The thieves argued that the program was written on a government-funded computer, so why should they pay for software that's basically just subsidized by their tax dollars?
Bill Gates voiced his dissatisfaction with this argument in his now legendary bitchfest "The Open Letter To Hobbyists." The pre-billionaire Gates pointed out that for some reason, everybody knew not to steal a computer, but considered software free for the taking (he complained that they earned less than $2 an hour for their work on the software, because so few people paid for it). If this continues, Gates argued, why will anybody write software?
Pirates were undeterred. It didn't take long for hackers to work out ways to trade warez electronically: Early transactions were made through bulletin board systems. These worked similar to the way the modern Internet works... if you had to directly call up each website with your modem and politely request every byte with a cordial handwritten note.
So, decades later, in an industry where piracy is still rampant and yet a fair amount of software still seems to get written, what became of the major anti-piracy advocates? Well, let's refer back to that earliest and most vocal detractor: Bill Gates.

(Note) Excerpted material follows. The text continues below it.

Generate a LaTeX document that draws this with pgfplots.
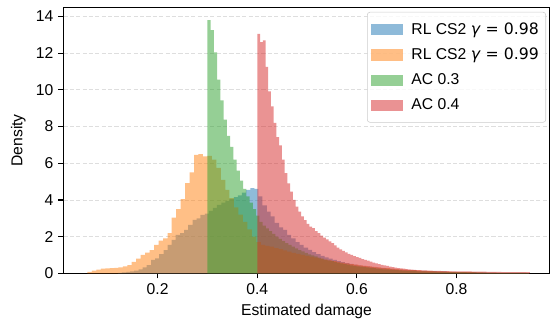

He now admits that piracy of its biggest product has actually expanded its market in countries like China, going so far as to say: "As long as they are going to steal it, we want them to steal ours."
And, come on, look at the damage software piracy has done. If only everybody had paid for their copies, poor Bill Gates might still have a job today... instead of retiring to literally ski everywhere he goes on gigantic drifts of dollars.